▶ Directive
Every line of the listing must be reproduced as it stands. Leave the images behind.
****************
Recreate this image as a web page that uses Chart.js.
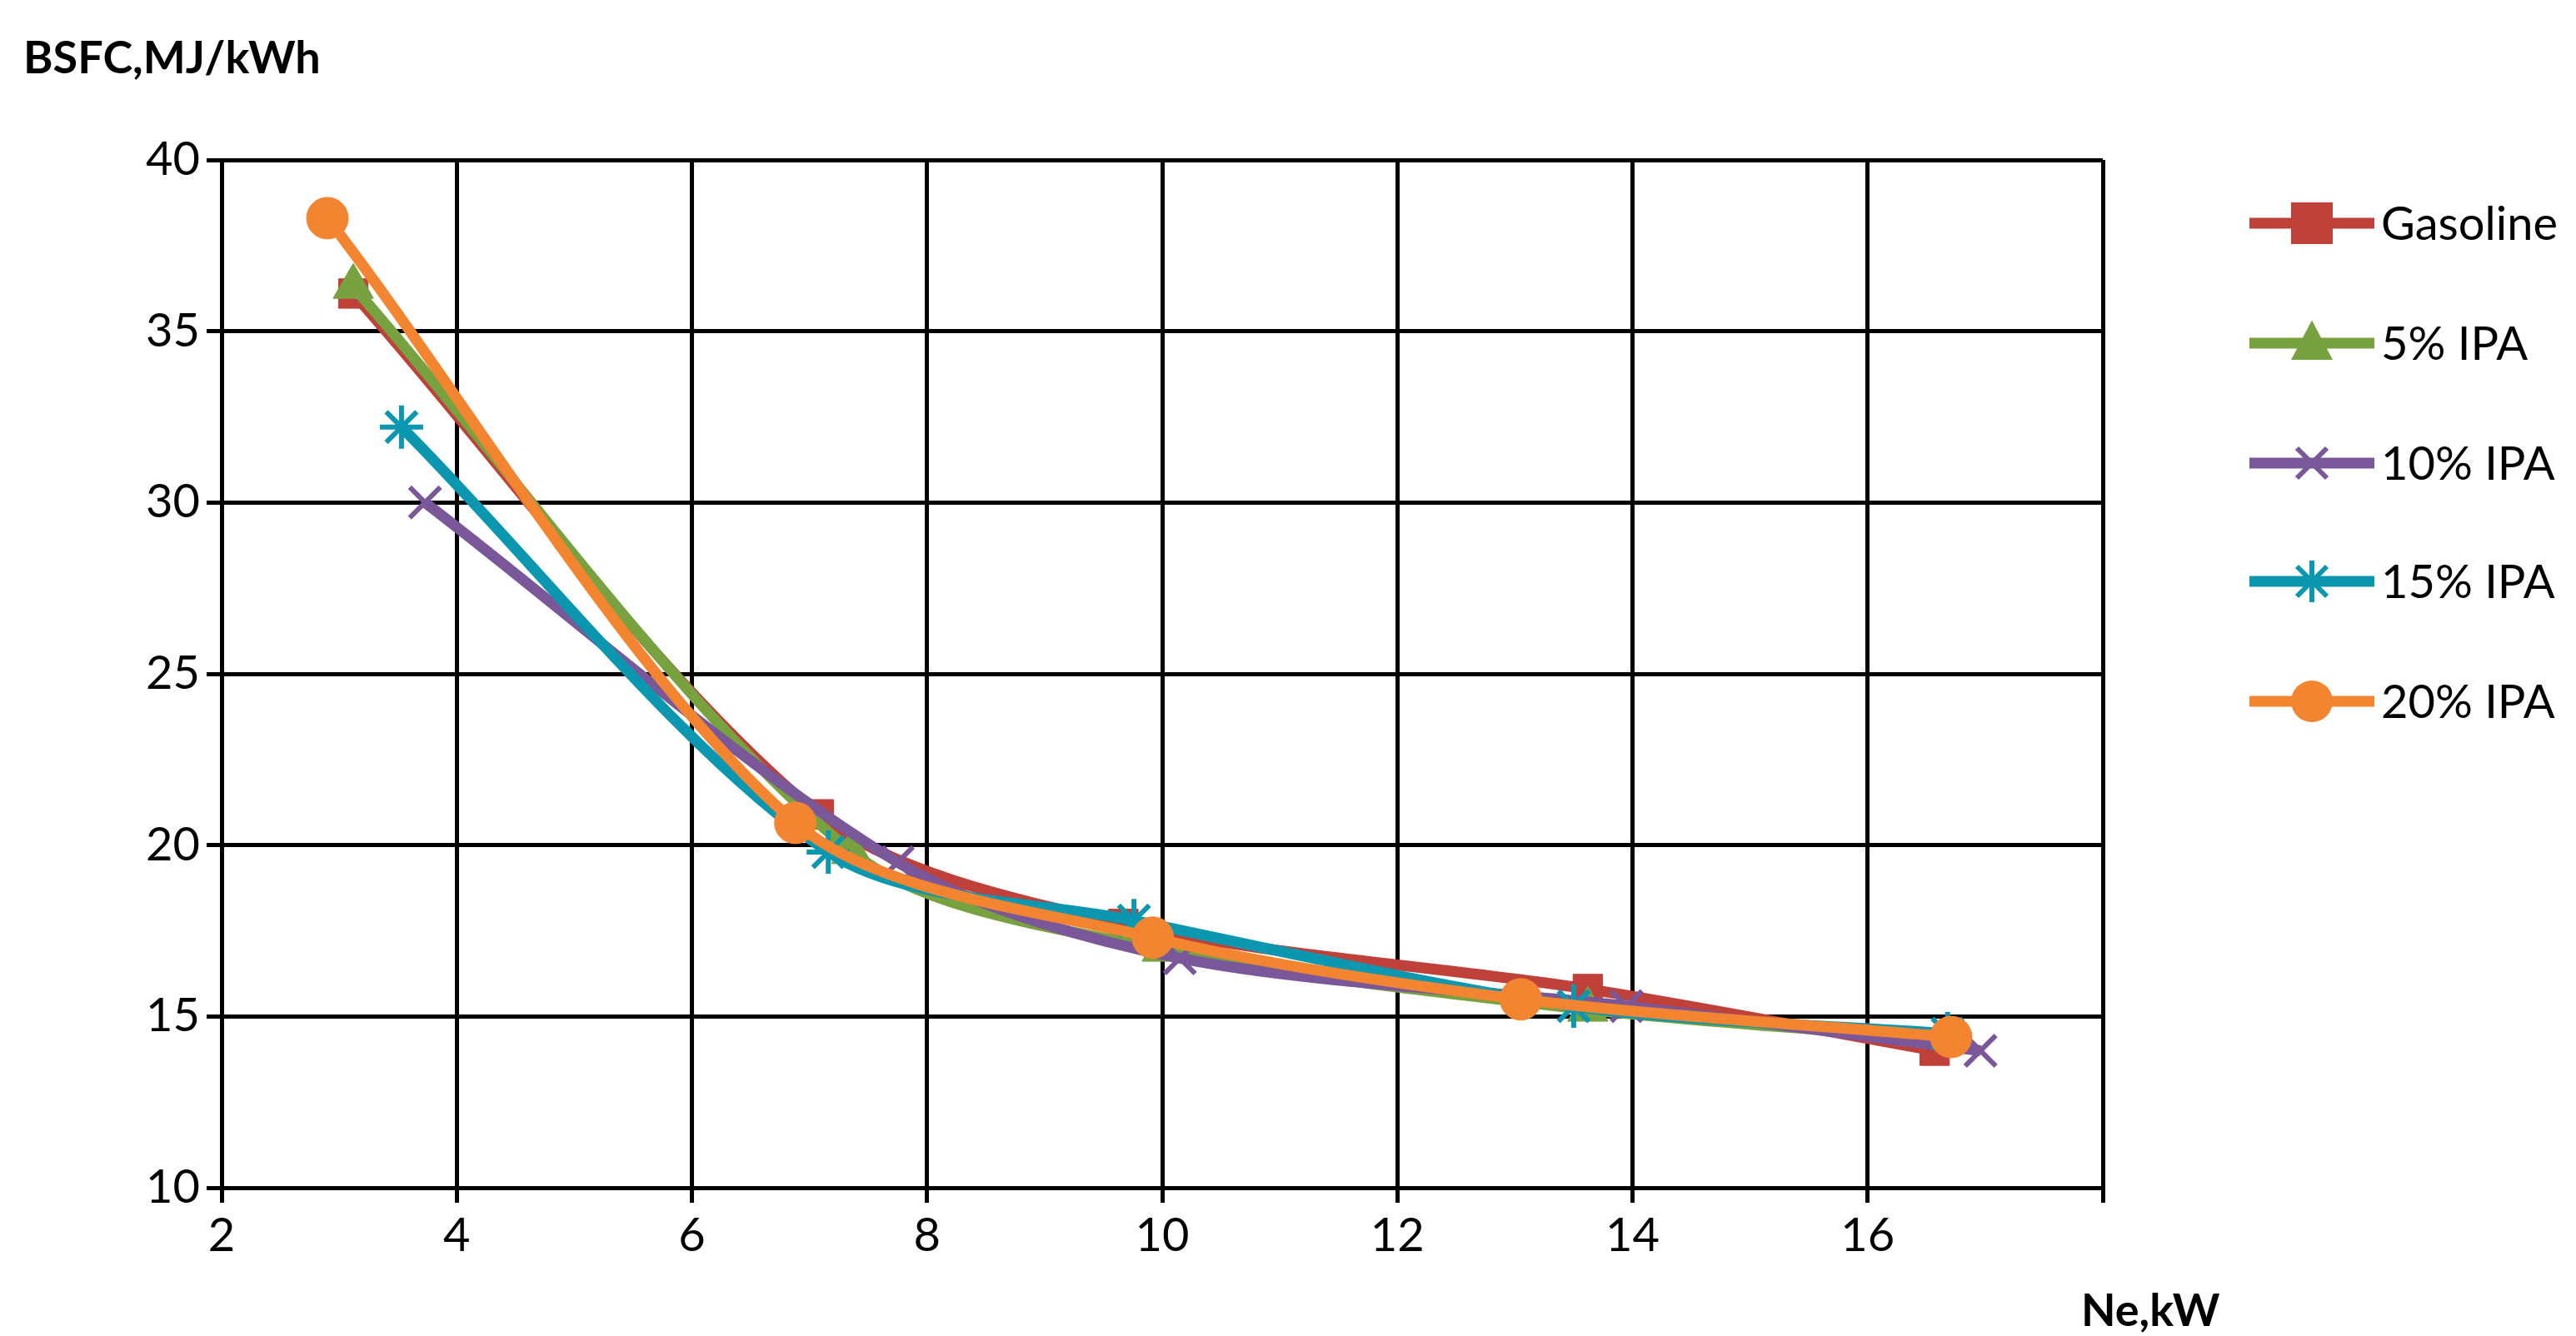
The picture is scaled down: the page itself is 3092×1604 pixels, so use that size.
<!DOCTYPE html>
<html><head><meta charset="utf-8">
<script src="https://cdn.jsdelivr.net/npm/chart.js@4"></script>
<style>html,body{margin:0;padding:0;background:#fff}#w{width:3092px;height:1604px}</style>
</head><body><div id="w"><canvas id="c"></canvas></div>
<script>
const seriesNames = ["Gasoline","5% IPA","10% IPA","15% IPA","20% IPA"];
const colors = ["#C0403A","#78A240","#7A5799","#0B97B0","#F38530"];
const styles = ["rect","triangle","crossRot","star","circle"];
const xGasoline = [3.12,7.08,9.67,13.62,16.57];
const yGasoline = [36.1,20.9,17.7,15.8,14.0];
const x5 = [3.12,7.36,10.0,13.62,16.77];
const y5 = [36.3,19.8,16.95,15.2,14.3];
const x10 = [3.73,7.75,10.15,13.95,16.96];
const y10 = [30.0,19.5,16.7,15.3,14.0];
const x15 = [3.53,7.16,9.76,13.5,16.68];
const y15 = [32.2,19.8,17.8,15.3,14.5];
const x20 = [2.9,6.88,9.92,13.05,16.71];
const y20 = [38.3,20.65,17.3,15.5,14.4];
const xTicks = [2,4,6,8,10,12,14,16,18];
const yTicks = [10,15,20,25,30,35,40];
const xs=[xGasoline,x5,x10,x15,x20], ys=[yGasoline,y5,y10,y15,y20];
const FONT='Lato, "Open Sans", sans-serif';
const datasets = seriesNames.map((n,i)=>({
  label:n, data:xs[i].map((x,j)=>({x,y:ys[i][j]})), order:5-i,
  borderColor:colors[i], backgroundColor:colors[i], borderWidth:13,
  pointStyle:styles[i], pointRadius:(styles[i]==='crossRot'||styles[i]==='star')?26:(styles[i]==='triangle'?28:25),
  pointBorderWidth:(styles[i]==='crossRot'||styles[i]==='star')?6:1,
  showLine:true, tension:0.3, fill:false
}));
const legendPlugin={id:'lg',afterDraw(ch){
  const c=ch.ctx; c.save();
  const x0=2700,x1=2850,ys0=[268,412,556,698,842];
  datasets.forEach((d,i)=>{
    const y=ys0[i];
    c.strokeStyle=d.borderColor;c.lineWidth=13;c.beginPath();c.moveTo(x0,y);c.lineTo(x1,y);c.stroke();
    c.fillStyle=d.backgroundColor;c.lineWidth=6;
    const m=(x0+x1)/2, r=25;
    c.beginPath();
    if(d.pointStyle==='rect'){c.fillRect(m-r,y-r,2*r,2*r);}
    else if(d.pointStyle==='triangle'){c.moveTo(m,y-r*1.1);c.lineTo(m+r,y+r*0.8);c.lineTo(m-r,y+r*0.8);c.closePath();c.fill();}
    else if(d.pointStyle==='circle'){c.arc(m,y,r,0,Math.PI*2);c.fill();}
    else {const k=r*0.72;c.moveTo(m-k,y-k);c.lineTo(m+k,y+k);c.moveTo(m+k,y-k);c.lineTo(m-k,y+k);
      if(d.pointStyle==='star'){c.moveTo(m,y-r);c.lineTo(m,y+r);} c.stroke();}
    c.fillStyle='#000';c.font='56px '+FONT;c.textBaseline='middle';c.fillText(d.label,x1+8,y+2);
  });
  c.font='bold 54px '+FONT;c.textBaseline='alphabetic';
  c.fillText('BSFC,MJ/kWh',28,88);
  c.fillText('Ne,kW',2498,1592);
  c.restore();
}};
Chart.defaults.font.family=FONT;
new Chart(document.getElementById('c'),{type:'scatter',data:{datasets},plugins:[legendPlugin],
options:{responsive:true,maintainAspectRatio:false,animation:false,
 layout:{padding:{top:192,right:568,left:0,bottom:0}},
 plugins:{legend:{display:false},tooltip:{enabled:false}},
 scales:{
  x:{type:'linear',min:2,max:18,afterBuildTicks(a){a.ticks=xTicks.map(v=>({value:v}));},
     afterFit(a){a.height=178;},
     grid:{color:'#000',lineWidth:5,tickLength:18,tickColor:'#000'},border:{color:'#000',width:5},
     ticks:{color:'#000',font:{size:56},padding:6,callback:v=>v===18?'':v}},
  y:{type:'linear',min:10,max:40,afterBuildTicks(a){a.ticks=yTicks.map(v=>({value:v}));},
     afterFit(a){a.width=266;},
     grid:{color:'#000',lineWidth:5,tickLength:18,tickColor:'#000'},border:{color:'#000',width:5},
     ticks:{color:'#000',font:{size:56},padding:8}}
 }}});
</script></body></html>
****************
▶ Task result
Recreate this image as a web page that uses Chart.js.
The picture is scaled down: the page itself is 3092×1604 pixels, so use that size.
<!DOCTYPE html>
<html><head><meta charset="utf-8">
<script src="https://cdn.jsdelivr.net/npm/chart.js@4"></script>
<style>html,body{margin:0;padding:0;background:#fff}#w{width:3092px;height:1604px}</style>
</head><body><div id="w"><canvas id="c"></canvas></div>
<script>
const seriesNames = ["Gasoline","5% IPA","10% IPA","15% IPA","20% IPA"];
const colors = ["#C0403A","#78A240","#7A5799","#0B97B0","#F38530"];
const styles = ["rect","triangle","crossRot","star","circle"];
const xGasoline = [3.12,7.08,9.67,13.62,16.57];
const yGasoline = [36.1,20.9,17.7,15.8,14.0];
const x5 = [3.12,7.36,10.0,13.62,16.77];
const y5 = [36.3,19.8,16.95,15.2,14.3];
const x10 = [3.73,7.75,10.15,13.95,16.96];
const y10 = [30.0,19.5,16.7,15.3,14.0];
const x15 = [3.53,7.16,9.76,13.5,16.68];
const y15 = [32.2,19.8,17.8,15.3,14.5];
const x20 = [2.9,6.88,9.92,13.05,16.71];
const y20 = [38.3,20.65,17.3,15.5,14.4];
const xTicks = [2,4,6,8,10,12,14,16,18];
const yTicks = [10,15,20,25,30,35,40];
const xs=[xGasoline,x5,x10,x15,x20], ys=[yGasoline,y5,y10,y15,y20];
const FONT='Lato, "Open Sans", sans-serif';
const datasets = seriesNames.map((n,i)=>({
  label:n, data:xs[i].map((x,j)=>({x,y:ys[i][j]})), order:5-i,
  borderColor:colors[i], backgroundColor:colors[i], borderWidth:13,
  pointStyle:styles[i], pointRadius:(styles[i]==='crossRot'||styles[i]==='star')?26:(styles[i]==='triangle'?28:25),
  pointBorderWidth:(styles[i]==='crossRot'||styles[i]==='star')?6:1,
  showLine:true, tension:0.3, fill:false
}));
const legendPlugin={id:'lg',afterDraw(ch){
  const c=ch.ctx; c.save();
  const x0=2700,x1=2850,ys0=[268,412,556,698,842];
  datasets.forEach((d,i)=>{
    const y=ys0[i];
    c.strokeStyle=d.borderColor;c.lineWidth=13;c.beginPath();c.moveTo(x0,y);c.lineTo(x1,y);c.stroke();
    c.fillStyle=d.backgroundColor;c.lineWidth=6;
    const m=(x0+x1)/2, r=25;
    c.beginPath();
    if(d.pointStyle==='rect'){c.fillRect(m-r,y-r,2*r,2*r);}
    else if(d.pointStyle==='triangle'){c.moveTo(m,y-r*1.1);c.lineTo(m+r,y+r*0.8);c.lineTo(m-r,y+r*0.8);c.closePath();c.fill();}
    else if(d.pointStyle==='circle'){c.arc(m,y,r,0,Math.PI*2);c.fill();}
    else {const k=r*0.72;c.moveTo(m-k,y-k);c.lineTo(m+k,y+k);c.moveTo(m+k,y-k);c.lineTo(m-k,y+k);
      if(d.pointStyle==='star'){c.moveTo(m,y-r);c.lineTo(m,y+r);} c.stroke();}
    c.fillStyle='#000';c.font='56px '+FONT;c.textBaseline='middle';c.fillText(d.label,x1+8,y+2);
  });
  c.font='bold 54px '+FONT;c.textBaseline='alphabetic';
  c.fillText('BSFC,MJ/kWh',28,88);
  c.fillText('Ne,kW',2498,1592);
  c.restore();
}};
Chart.defaults.font.family=FONT;
new Chart(document.getElementById('c'),{type:'scatter',data:{datasets},plugins:[legendPlugin],
options:{responsive:true,maintainAspectRatio:false,animation:false,
 layout:{padding:{top:192,right:568,left:0,bottom:0}},
 plugins:{legend:{display:false},tooltip:{enabled:false}},
 scales:{
  x:{type:'linear',min:2,max:18,afterBuildTicks(a){a.ticks=xTicks.map(v=>({value:v}));},
     afterFit(a){a.height=178;},
     grid:{color:'#000',lineWidth:5,tickLength:18,tickColor:'#000'},border:{color:'#000',width:5},
     ticks:{color:'#000',font:{size:56},padding:6,callback:v=>v===18?'':v}},
  y:{type:'linear',min:10,max:40,afterBuildTicks(a){a.ticks=yTicks.map(v=>({value:v}));},
     afterFit(a){a.width=266;},
     grid:{color:'#000',lineWidth:5,tickLength:18,tickColor:'#000'},border:{color:'#000',width:5},
     ticks:{color:'#000',font:{size:56},padding:8}}
 }}});
</script></body></html>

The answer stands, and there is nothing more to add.